When we are talking about the negative people and haters, it’s very important for me to introduce you to Brutus. Yes, the same well-trusted Shakespearean Brutus, who lovingly stabbed Caesar. Why am I bringing it here? That’s because it’s incumbent upon us to know that we are surrounded by a lot of Brutus-Es. It’s easier to recognize the negative people who are venting their negativity openly and are being malevolent but it’s very hard to recognize those who have pleasantly disguised themselves. These are the people who are actually stabbing us in our back. They will tell you that you are a loser and you can’t do it in such a pleasant way that you’ll never be able to identify their sinister intentions and believe all they say because – well, they all are your well-wishers after all. Actually, they are NOT. Their agenda is to discourage and demotivate you very subtly and slowly so that you may never find out what they are upto. I’ll give you a quick example from my life. When I wrote my research synopsis, my professor told me that if I really complete this research, it’s going to be a unique discovery and a great contribution. But then, I met some well-wishers who told me that it’s impossible to carry out this kind of research at my level. Usually, Ph.D. research work is that intense and detailed. “And you are getting married in a few months, what if you fail to complete it, you’ll fail M.Phil. altogether”. Scary enough. My guards were down and their trick worked. I ended M.Phil. with quite an insignificant research.
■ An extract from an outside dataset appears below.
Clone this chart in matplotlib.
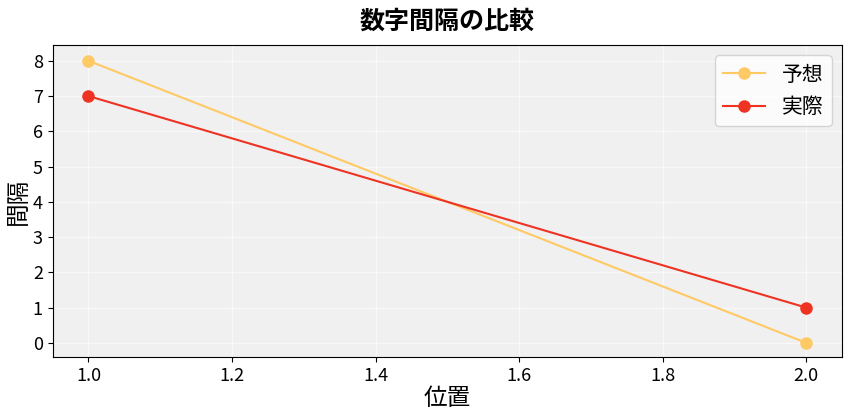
import matplotlib
matplotlib.use("Agg")
import matplotlib.pyplot as plt

plt.rcParams["font.family"] = "Noto Sans CJK JP"

x = [1.0, 2.0]
yosou = [8, 0]
jissai = [7, 1]

fig = plt.figure(figsize=(8.48, 4.16), dpi=100)
ax = fig.add_axes([0.062, 0.142, 0.931, 0.75])
ax.set_facecolor("#f0f0f0")
ax.grid(True, color="white", linewidth=1, alpha=0.6)
ax.plot(x, yosou, "-o", color="#ffc965", markersize=8, linewidth=1.5, label="予想")
ax.plot(x, jissai, "-o", color="#ee3322", markersize=8, linewidth=1.5, label="実際")
ax.set_title("数字間隔の比較", fontsize=18, fontweight="bold", pad=12)
ax.set_xlabel("位置", fontsize=17, labelpad=2)
ax.set_ylabel("間隔", fontsize=17, labelpad=2)
ax.tick_params(labelsize=13)
ax.set_yticks(range(0, 9))
ax.set_xlim(0.95, 2.05)
ax.set_ylim(-0.4, 8.45)
for s in ax.spines.values():
    s.set_color("black")
ax.legend(fontsize=15, loc="upper right")
fig.savefig("out.png", dpi=100)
So, these pathological critics are on a mission to give you a sugar-coated poison. Drink it and you are dead. Similarly, heed their advice and you are sabotaged. You’ll change your subjects, jobs, give up on Dawah mission or make similar stupid decisions in your life because a critic (who doesn’t have any credential himself) told you to do so. Don’t let them dictate your decisions. Don’t let them sit in the driving seat of your life. They are Brutus-es – who are stabbing you in your back. Watch out!

haters

So what you need to do is to have enough courage not to let the nasty people and the Brutus-es come near you. You can never achieve any success in both the worlds if you have surrounded yourself with haters and naysayers.

And now, listen very closely, if you are a Da’ee working to uphold Allah’s system, you’ll see plenty of such people in your life.  Probably it’s also a part of Allah’s master plan to test us with these people. When you are doing Amar BilMaroof, most of the people will love you, but Nahee anil munkir is the real challenge. It’s when your loved one will become your enemy and your friends will become foes. As I said earlier, people hardly want to mend their ways. So they attack you to hide their shortcomings. “You know what, you should start doing Dawah when you are a perfect Muslim yourself.” “Oh, this is a temporary phase, it will go away”. “I’ll see how long are you going to carry yourself in Hijaab”. Let them blow their steam. Do not let them discourage you from your mission. Do not let them scare you. Allah SWT says,

So fear them not, but fear Me – 2:150

Are their own hands clean with what they are accusing you of? Are they living a life in perfect obedience to Allah and his messenger? Is their criticism worth being dignified with your attention? If the answer is NO, then say good-bye to the uninvited criticism and move on. Do what you are supposed to do. Carry out your mission and ignore them. Remember, Prophet sallallahu alayhi wasallam never dignified Abdullah Bin Ubaiy with his counter arguments. He never sought counsel from Abu Lahab. He never put an ear to the criticism of those who called him a poet or lunatic. He just did what he was supposed to do – spread the light. I remind myself and you to do the same, spread positivity and the negativity will take care of itself.